**TASK OBJECTIVE:**
The required output is a single number: how many lines of the material contain the string "this".

**RECORD SET:**
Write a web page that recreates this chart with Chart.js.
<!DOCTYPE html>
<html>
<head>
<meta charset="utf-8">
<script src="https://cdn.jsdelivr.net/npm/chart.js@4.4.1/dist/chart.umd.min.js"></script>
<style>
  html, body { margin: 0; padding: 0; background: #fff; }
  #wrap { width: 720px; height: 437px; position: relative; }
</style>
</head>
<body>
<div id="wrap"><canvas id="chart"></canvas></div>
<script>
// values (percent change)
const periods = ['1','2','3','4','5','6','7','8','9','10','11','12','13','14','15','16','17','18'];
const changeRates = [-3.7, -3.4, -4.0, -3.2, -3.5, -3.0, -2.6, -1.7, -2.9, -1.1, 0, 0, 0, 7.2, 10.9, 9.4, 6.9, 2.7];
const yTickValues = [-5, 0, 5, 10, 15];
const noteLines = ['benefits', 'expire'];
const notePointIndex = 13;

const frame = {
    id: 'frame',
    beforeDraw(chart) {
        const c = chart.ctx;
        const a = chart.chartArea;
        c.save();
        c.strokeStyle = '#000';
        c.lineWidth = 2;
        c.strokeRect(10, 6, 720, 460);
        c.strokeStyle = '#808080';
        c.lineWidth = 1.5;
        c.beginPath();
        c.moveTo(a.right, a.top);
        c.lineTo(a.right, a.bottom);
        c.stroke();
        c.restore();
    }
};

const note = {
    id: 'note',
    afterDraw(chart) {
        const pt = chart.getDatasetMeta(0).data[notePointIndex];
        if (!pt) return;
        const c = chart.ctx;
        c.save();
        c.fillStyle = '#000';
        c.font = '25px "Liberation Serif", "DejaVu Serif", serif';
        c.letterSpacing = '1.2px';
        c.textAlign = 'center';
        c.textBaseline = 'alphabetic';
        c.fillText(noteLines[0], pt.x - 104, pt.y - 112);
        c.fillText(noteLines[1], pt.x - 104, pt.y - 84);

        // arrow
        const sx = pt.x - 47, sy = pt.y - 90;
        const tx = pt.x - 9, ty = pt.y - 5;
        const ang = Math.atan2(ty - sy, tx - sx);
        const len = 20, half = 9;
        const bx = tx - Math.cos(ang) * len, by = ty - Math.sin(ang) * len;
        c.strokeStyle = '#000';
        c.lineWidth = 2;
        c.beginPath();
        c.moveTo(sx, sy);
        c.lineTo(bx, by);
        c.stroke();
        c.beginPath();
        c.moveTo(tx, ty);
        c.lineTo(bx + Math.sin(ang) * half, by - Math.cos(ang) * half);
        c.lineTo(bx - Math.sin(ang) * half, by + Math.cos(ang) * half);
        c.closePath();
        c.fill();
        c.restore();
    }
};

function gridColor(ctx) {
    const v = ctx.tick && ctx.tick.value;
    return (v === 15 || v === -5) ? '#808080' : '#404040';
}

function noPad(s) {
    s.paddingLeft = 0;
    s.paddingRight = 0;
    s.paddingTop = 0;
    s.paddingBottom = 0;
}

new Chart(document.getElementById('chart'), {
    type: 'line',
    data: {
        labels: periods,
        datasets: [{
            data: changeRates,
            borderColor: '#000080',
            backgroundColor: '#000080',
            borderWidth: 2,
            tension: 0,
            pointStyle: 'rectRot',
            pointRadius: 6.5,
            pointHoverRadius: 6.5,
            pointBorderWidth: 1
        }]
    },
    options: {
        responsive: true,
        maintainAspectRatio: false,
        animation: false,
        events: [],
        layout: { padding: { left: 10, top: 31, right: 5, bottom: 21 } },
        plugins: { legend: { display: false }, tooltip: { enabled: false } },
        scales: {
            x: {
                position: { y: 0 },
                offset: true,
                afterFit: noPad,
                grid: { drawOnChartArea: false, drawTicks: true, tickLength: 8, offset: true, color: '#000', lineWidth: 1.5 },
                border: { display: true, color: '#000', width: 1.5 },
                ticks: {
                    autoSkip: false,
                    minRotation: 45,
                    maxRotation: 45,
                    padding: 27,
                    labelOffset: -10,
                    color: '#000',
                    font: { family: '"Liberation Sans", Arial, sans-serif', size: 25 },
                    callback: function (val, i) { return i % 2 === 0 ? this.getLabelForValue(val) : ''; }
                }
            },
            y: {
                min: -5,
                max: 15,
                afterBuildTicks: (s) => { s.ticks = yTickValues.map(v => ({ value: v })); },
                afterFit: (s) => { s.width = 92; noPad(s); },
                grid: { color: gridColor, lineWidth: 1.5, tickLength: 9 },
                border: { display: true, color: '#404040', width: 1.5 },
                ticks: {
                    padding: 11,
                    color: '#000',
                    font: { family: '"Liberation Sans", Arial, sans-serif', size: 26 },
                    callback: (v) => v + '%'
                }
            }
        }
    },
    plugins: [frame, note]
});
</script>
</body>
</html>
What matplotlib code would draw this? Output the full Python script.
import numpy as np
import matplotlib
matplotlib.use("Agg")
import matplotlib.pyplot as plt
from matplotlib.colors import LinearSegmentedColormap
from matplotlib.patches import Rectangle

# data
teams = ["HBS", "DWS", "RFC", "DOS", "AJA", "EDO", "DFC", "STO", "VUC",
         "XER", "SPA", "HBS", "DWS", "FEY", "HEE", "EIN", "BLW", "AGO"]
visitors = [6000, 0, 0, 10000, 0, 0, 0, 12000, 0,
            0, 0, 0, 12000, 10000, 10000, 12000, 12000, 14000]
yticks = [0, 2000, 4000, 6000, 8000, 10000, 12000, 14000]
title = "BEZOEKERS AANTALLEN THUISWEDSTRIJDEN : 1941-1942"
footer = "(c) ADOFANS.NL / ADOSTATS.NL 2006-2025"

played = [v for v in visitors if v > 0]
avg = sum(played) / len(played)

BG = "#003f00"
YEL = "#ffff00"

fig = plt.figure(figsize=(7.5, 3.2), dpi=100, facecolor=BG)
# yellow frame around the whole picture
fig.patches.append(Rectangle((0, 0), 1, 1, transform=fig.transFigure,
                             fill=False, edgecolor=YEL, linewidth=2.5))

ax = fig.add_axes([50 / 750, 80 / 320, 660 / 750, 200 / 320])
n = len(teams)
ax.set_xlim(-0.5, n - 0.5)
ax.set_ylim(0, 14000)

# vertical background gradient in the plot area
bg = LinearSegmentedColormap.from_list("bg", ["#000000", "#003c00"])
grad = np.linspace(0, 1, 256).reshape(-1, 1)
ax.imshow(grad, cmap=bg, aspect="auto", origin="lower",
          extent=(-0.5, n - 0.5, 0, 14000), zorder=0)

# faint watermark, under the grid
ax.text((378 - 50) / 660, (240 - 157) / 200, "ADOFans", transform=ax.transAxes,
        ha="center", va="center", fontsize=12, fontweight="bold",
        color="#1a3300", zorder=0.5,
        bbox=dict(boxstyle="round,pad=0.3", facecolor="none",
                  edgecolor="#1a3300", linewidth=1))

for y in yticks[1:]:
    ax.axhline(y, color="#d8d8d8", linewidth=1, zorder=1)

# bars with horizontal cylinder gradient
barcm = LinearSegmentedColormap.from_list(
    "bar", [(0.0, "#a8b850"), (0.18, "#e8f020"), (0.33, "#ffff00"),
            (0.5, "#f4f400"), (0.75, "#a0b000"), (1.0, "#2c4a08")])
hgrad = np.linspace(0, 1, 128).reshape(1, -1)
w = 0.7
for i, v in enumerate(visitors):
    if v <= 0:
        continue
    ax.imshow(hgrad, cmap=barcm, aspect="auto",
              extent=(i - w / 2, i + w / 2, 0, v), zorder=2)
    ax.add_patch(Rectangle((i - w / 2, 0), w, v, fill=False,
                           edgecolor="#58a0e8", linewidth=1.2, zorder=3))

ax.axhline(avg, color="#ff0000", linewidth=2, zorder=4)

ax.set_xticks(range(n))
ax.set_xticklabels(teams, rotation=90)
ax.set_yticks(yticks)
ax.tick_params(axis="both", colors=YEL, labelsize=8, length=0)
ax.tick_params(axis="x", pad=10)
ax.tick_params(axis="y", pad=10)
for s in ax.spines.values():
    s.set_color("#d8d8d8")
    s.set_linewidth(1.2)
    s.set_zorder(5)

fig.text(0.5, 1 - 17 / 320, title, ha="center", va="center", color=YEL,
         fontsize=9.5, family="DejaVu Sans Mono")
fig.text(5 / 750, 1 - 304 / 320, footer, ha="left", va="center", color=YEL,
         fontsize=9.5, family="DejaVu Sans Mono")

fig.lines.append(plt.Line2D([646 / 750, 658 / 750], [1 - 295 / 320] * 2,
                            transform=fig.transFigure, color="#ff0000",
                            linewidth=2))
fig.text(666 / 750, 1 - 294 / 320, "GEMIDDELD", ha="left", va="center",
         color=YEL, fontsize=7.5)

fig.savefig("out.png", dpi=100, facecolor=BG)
...
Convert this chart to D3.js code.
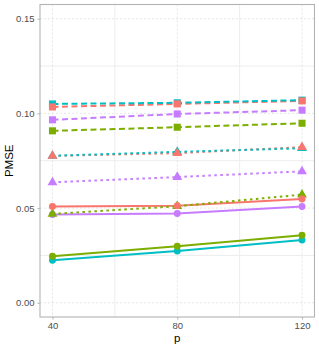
---
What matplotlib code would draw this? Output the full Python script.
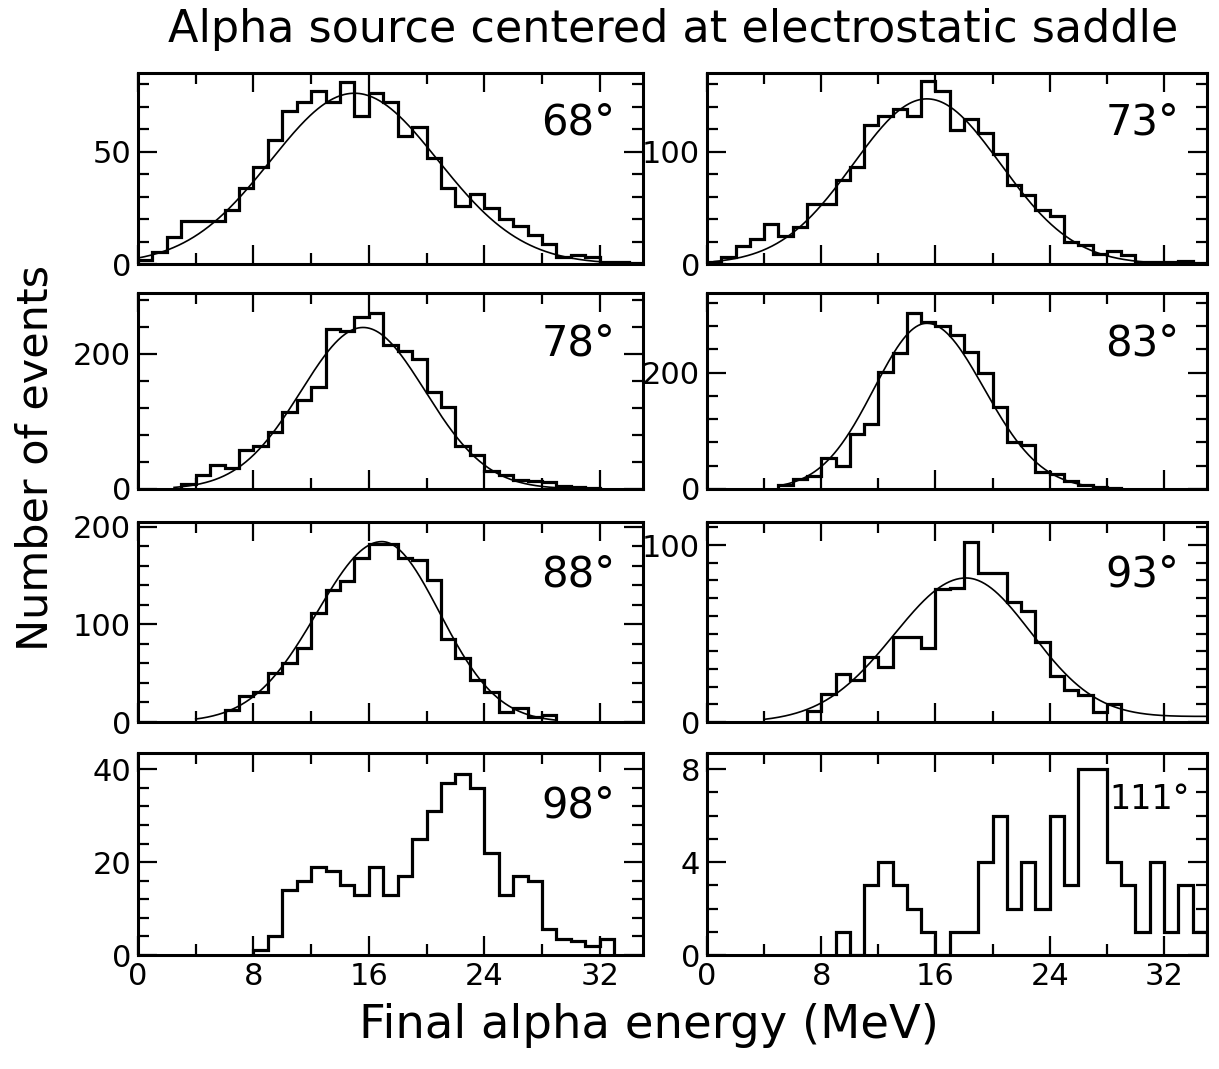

**RESPONSE:**
5